Directors Spike Jonze, Park Chan-wook, Ulrich Seidl, Chantal Akerman and actress Martina Gedeck are among the high-profile international guests due to attend the Jerusalem Film Festival.

The festival said in statement: “Despite the security situation, more than 100 distinguished international guests are on their way to Jerusalem…The Festival’s international guests have expressed their support of the non-cancellation of the Festival and are due to arrive in Jerusalem in the coming days.”

Jonze, who recently won an Academy Award for best original screenplay for his sci-fi romance Her, will give a masterclass following a screening of his Oscar-nominated fantasy comedy Being John Malkovich — which marks its 15th anniversary this year.

It is the first time Jonze, whose father was descended from a German Jewish family, has visited Israel.

Korea’s Park will also give a masterclass and participate in a panel on his country’s cinema. His thriller Oldboy, which put him on the international map after it won the Grand Jury Prize in Cannes in 2003, and the recent English-language serial killer tale Stoker will both screen in the festival.

Austrian filmmaker Ulrich Seidl will take to the stage with his long-time collaborator, the actress Maria Hofstatter, who has appeared in a number of works.

Past films Dog Days, capturing the interaction between a group of Viennese neighbours during a heat wave, and the more recent Import/Export will screen in his presence.

American director and writer David Mamet is attending with his daughter for a joint reading of excerpts from his recent novel The Handle and the Hold, revolving around two young Jewish men smuggling weapons to Palestine on the eve of the 1948 war.
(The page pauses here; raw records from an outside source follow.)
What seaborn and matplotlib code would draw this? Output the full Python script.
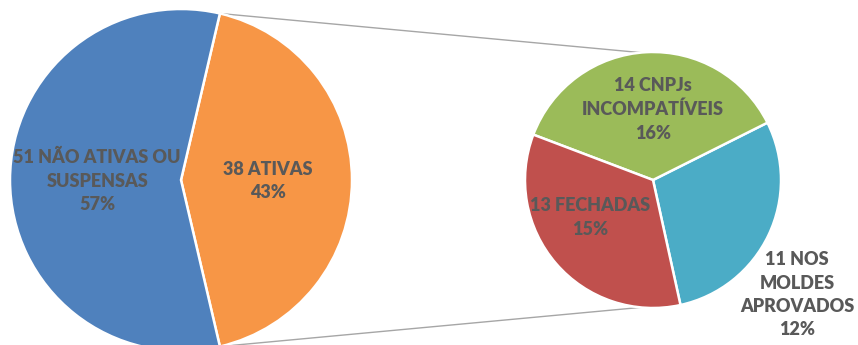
import numpy as np
import matplotlib
matplotlib.use("Agg")
import matplotlib.pyplot as plt
import seaborn as sns

# Main pie: companies by situation
main_labels = ["38 ATIVAS", "51 NÃO ATIVAS OU\nSUSPENSAS"]
main_values = [38, 51]
main_colors = ["#F79646", "#4F81BD"]

# Secondary pie: breakdown of the active companies
sub_labels = ["11 NOS\nMOLDES\nAPROVADOS", "14 CNPJs\nINCOMPATÍVEIS", "13 FECHADAS"]
sub_values = [11, 14, 13]
sub_colors = ["#4BACC6", "#9BBB59", "#C0504D"]

sns.set_theme(style="white")
plt.rcParams["font.family"] = ["Lato", "DejaVu Sans"]

W, H = 858, 345
fig = plt.figure(figsize=(W / 100, H / 100), dpi=100)
ax = fig.add_axes([0, 0, 1, 1])
ax.set_xlim(0, W)
ax.set_ylim(0, H)
ax.set_aspect("equal")
ax.axis("off")

total = sum(main_values)
main_c, main_r = (181, 165), 171
sub_c, sub_r = (653, 165), 128

# orange slice centred on the right-hand side
start_main = -180 * main_values[0] / total
wedges_main, _ = ax.pie(main_values, colors=main_colors, startangle=start_main,
                        counterclock=True, center=main_c, radius=main_r,
                        wedgeprops=dict(edgecolor="white", linewidth=1.8))
wedges_sub, _ = ax.pie(sub_values, colors=sub_colors, startangle=-77.6,
                       counterclock=True, center=sub_c, radius=sub_r,
                       wedgeprops=dict(edgecolor="white", linewidth=1.8))
ax.set_xlim(0, W)
ax.set_ylim(0, H)

# connector lines between the orange slice edges and the secondary pie
t1 = np.deg2rad(wedges_main[0].theta2)
t2 = np.deg2rad(wedges_main[0].theta1)
for t, sy in [(t1, 1), (t2, -1)]:
    x0 = main_c[0] + main_r * np.cos(t)
    y0 = main_c[1] + main_r * np.sin(t)
    x1 = sub_c[0] - 8
    y1 = sub_c[1] + sy * (sub_r - 1)
    ax.plot([x0, x1], [y0, y1], color="#A6A6A6", lw=1.0, zorder=0)

txt = dict(ha="center", va="center", color="#595959", fontsize=13,
           fontweight="heavy", linespacing=1.45)

def pct(v):
    return f"{round(100 * v / total):.0f}%"

def place(wedge, center, r, frac, dang=0.0):
    a = np.deg2rad((wedge.theta1 + wedge.theta2) / 2 + dang)
    return center[0] + frac * r * np.cos(a), center[1] + frac * r * np.sin(a)

# main pie labels
x, y = place(wedges_main[1], main_c, main_r, 0.49)
ax.text(x, y - 1, f"{main_labels[1]}\n{pct(main_values[1])}", **txt)
x, y = place(wedges_main[0], main_c, main_r, 0.51)
ax.text(x, y - 1, f"{main_labels[0]}\n{pct(main_values[0])}", **txt)

# secondary pie labels
x, y = place(wedges_sub[1], sub_c, sub_r, 0.55, -3)
ax.text(x, y, f"{sub_labels[1]}\n{pct(sub_values[1])}", **txt)
x, y = place(wedges_sub[2], sub_c, sub_r, 0.57, -10)
ax.text(x, y, f"{sub_labels[2]}\n{pct(sub_values[2])}", **txt)
x, y = place(wedges_sub[0], sub_c, sub_r, 1.44, -13)
ax.text(x, y, f"{sub_labels[0]}\n{pct(sub_values[0])}", **txt)

fig.savefig("out.png", dpi=100)
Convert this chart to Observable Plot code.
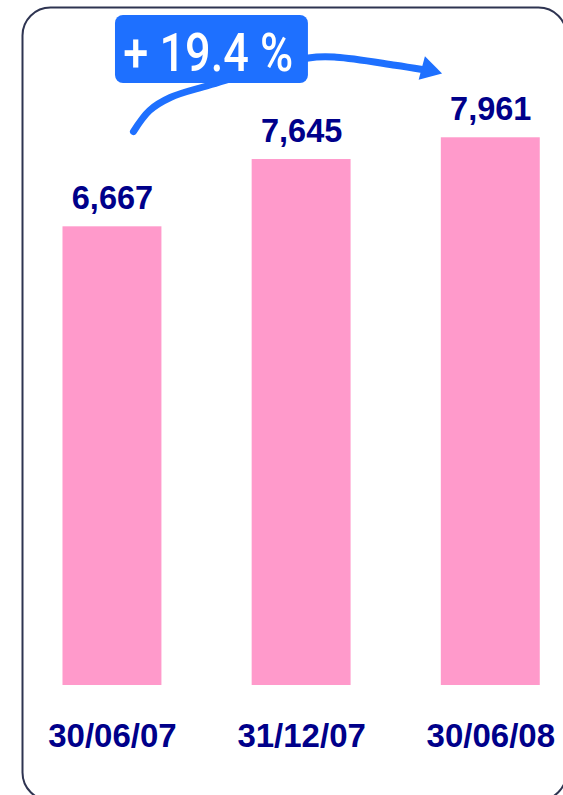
<!DOCTYPE html>
<html><head><meta charset="utf-8">
<script src="https://cdn.jsdelivr.net/npm/d3@7"></script>
<script src="https://cdn.jsdelivr.net/npm/@observablehq/plot@0.6"></script>
<style>html,body{margin:0;padding:0;background:#fff;} #chart{width:563px;height:795px;overflow:hidden}</style>
</head><body><div id="chart"></div>
<script>
// Data
const dates = ["30/06/07", "31/12/07", "30/06/08"];
const values = [6667, 7645, 7961];
const growthLabel = "+ 19.4 %";
// Annotation arrow path (data units: x = category index, y = value)
const arrowX = [0.111, 0.196, 0.306, 0.507, 1.036, 1.184, 1.495, 1.638];
const arrowY = [8052, 8358, 8547, 8721, 9121, 9132, 9016, 8953];
const arrowHeadX = [1.671];
const arrowHeadY = [8948];
// Annotation box (data units)
const boxX = [0.016, 1.036];
const boxY = [8750, 9738];
const boxTextX = [0.506];
const boxTextY = [8929];

const bars = dates.map((d, i) => ({i, date: d, v: values[i]}));
const arrowPts = arrowX.map((x, k) => ({x, y: arrowY[k]}));
const head = [{x: arrowHeadX[0], y: arrowHeadY[0]}];
const box = [{x1: boxX[0], x2: boxX[1], y1: boxY[0], y2: boxY[1]}];
const boxText = [{x: boxTextX[0], y: boxTextY[0], t: growthLabel}];

const navy = "#00008a";
const pink = "#ff9acb";
const blue = "#1e70ff";

const plot = Plot.plot({
  width: 563,
  height: 795,
  marginTop: 0, marginBottom: 0, marginLeft: 0, marginRight: 0,
  x: {type: "linear", domain: [-0.5, 2.5], range: [17.375, 584.875], axis: null},
  y: {type: "linear", domain: [0, 10000], range: [685, -3], axis: null},
  style: {fontFamily: "'Liberation Sans', Arial, sans-serif", background: "white"},
  marks: [
    Plot.frame({stroke: "#2e3451", strokeWidth: 2, rx: 28, insetLeft: 22, insetTop: 7, insetRight: -3, insetBottom: -5}),
    Plot.rectY(bars, {x1: d => d.i - 0.2615, x2: d => d.i + 0.2615, y: "v", fill: pink}),
    Plot.text(bars, {x: "i", y: "v", text: d => d3.format(",")(d.v), dy: -17.5, lineAnchor: "bottom",
      fontSize: 32.5, fontWeight: "bold", fill: navy}),
    Plot.text(bars, {x: "i", text: "date", frameAnchor: "bottom", dy: -48.3, lineAnchor: "bottom",
      fontSize: 33, fontWeight: "bold", fill: navy}),
    Plot.line(arrowPts, {x: "x", y: "y", stroke: blue, strokeWidth: 7, curve: "catmull-rom"}),
    Plot.dot(head, {x: "x", y: "y", symbol: "triangle", r: 9, rotate: 105, fill: blue, stroke: "none"}),
    Plot.rect(box, {x1: "x1", x2: "x2", y1: "y1", y2: "y2", rx: 8, fill: blue}),
    Plot.text(boxText, {x: "x", y: "y", text: "t", lineAnchor: "bottom", fontSize: 53, fontWeight: 500,
      fontFamily: "Roboto, 'DejaVu Sans Condensed', sans-serif", fill: "white"})
  ]
});
plot.querySelectorAll("text").forEach(t => {
  if (t.textContent === growthLabel) {
    t.setAttribute("textLength", 170);
    t.setAttribute("lengthAdjust", "spacingAndGlyphs");
  }
});
document.getElementById("chart").appendChild(plot);
</script>
</body></html>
Experimental Belgian director Chantal Akerman is attending the festival with her recent photography exhibition entitled De La Mèr(e) au Désert, which opened on Tuesday night with a reading by the filmmaker from her book Ma mère rit.

Other directors attending with their films over the coming 10 days include Australia’s Aaron Wilson with Canopy; Italy’s Alice Rohrwacher with Cannes Grand Jury Prize winner The Wonders; and French, New York-based directing duo Ruben Amar and Lola Bessis with Swim Little Fish Swim.

Also hailing from France, Alexandre Arcady will present his 24 Days, revolving around the real-life kidnapping and killing of a 23-year-old Jewish man, Ilan Halimi, in Paris in 2006 by an anti-Semitic gang called The Barbarians.

A trio of guests will also be in attendance to receive an Achievement Award in the shape of Arab-Israeli actor Makram Khoury; Beki Probst, president of the Berlin Film Festival’s European Film Market and Marin Karmitz, founder of the Paris-based MK2 film production house and cinema chain.